My brother and I were family plan brats all through high school. Fortunate enough to have our cell phone bills covered until college, the notion of text messages not being inherently free was mind-boggling. It’s like charging for air; how does one even go about pricing it in the first place? Since I quit getting handouts from my parents I’ve discovered that choosing the right phone, plan and provider is a difficult choice. The difficulty mainly comes from the temptation to buy the newest and flashiest phone available, but that’s never the most cost-effective one.
There’s an overwhelming amount of variables that go into deciding how much your phone bill will cost you every month. However, if your goal is to have the cheapest phone bill or an affordable one, there are two major things you need to consider.
What is necessary for your phone?
Types of plans we’ll discuss in a second, but before you decide that it’s important to ball park how much data, minutes, or texts you’ll be using/sending. Selecting an unlimited plan over a fixed plan on a contract tends to raise the monthly bill by $20-$40 depending on the provider. If you don’t use data, or have a laptop to surf the internet, just select a limited plan for it. Same goes with minutes; a friend of mine got crafty on a pre-paid plan and opted for unlimited texting with the lowest minutes available. Every time someone called him, he would immediately say “Hold on,” hang up, and text them back. Sure, we hated him for it but his bill was insanely cheap.

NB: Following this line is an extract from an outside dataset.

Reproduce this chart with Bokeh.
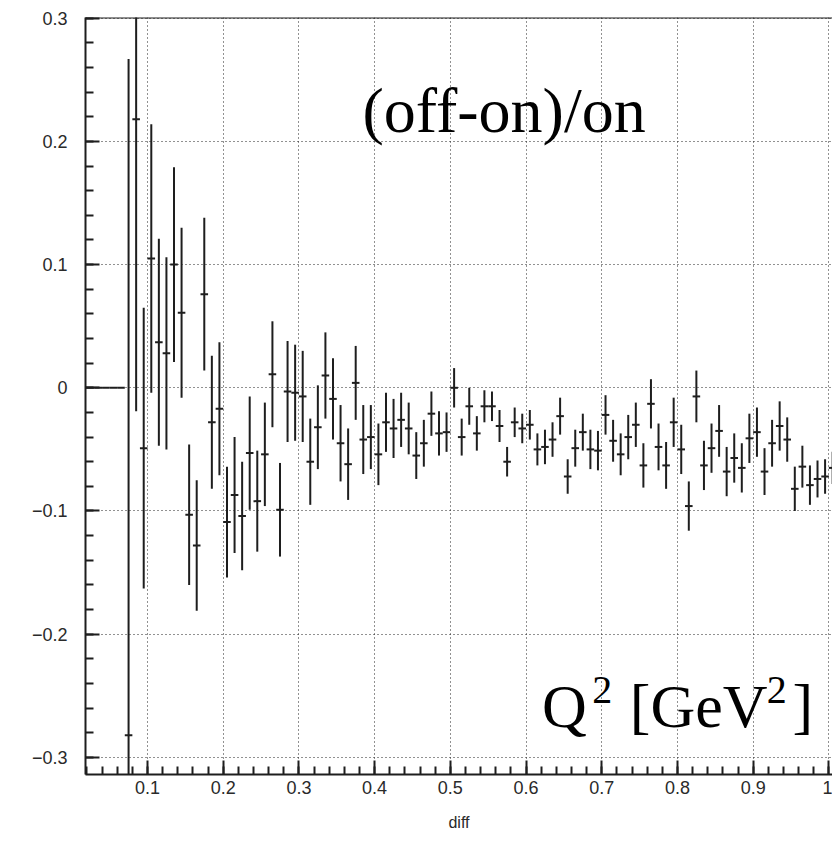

The next thing to ask yourself is if you really need a smartphone. Looking online you can find some sweet deals for the newest models of phones for only 99 cents, as long as you sign up for a two year contract. This can get expensive if you want unlimited data for your new 4G-mounted toy. Even with online discounts they can still run you a couple hundred bucks. Every major service provider still offers cheap flip phones with only the basic features that technology offers. You’re not going to be the cool kid in school, but you will save money for other things instead of the costly aesthetic features that most people pay for.
And costly they are: phones available before 3G became standard are generally $50 or lower from the six major providers I looked at (Sprint, T Mobile, AT&T, Metro PCS, Boost Mobile, and Verizon) while newer smartphones with discounts can be five times as much or more. It’s hard to get too specific without nay saying or promoting one company over another, and I’m not even trying to do that. When it comes down to it, you can go with almost any company depending on how specific your cellular needs are. This is why it’s very important to…
Research which plan is best for you
From the providers mentioned earlier, there are three options to choose from:
Family plans get more expensive for every line that you add, and pay-as-you-go providers like Metro PCS and Boost Mobile don’t even offer them. Every provider claims theirs is the best, but I can tell you the average plan with 2-3 smartphones on it runs anywhere from $150-$180.
Contractual plans come with a bit more stability in the sense that you’ll be dealing with just one provider for at least a year, and depending on what features you want they can run from $60-$100 a month. That’s not too bad, especially if you’re eyeing a new iPhone or a Galaxy S3, but if you find out down the road you don’t like the provider you’re with than you can be hit with a heft early cancelation fee. Running as high as $300, these fees ensure you’re going to have a pretty good reason to end a contract early. Add on activation fees when you start the plan to and all of a sudden you’re this investment you made got a lot more substantial.
Pre-paid/Pay as you go
Pay as you go plans are very appealing for people on a tighter budget, and every major provider offers some form of it. They can get as specific as paying for the day, down to the minutes, or you can pay monthly like most people. This is how companies like Metro PCS and Boost Mobile make their profits, by offering the cheaper and older smartphones on a simple, budgeted plan.
So what’s the cheapest way to go then?
Again, this all depends on doing your research and knowing exactly how often you use your phone and for what reasons. If we’re talking the cheapest option period, ration out exactly how many minutes you’re using and take time get a pre-paid plan to fit it. For those of us who don’t have that patience or care to be that picky about a cell phone plan, a monthly pay as you go plan is the best bet. You choose exactly what rate and features you want, and you can choose an advanced smartphone or a bare-bones flip phone to fit your needs.
I’m not plugging any company, but I’ve been using a $55 a month pay as you go plan for over a year now and I have very few complaints. It was originally $45 a month, but I chose to have GPS navigation and a phone insurance plan (that I can cancel whenever I want) for $10 more. My brother has chosen a similar plan from a different provider and his only complaint is that his phone isn’t as cool as his friend’s. Which plans have worked the best for you, and do you think it’s worth what you’re paying?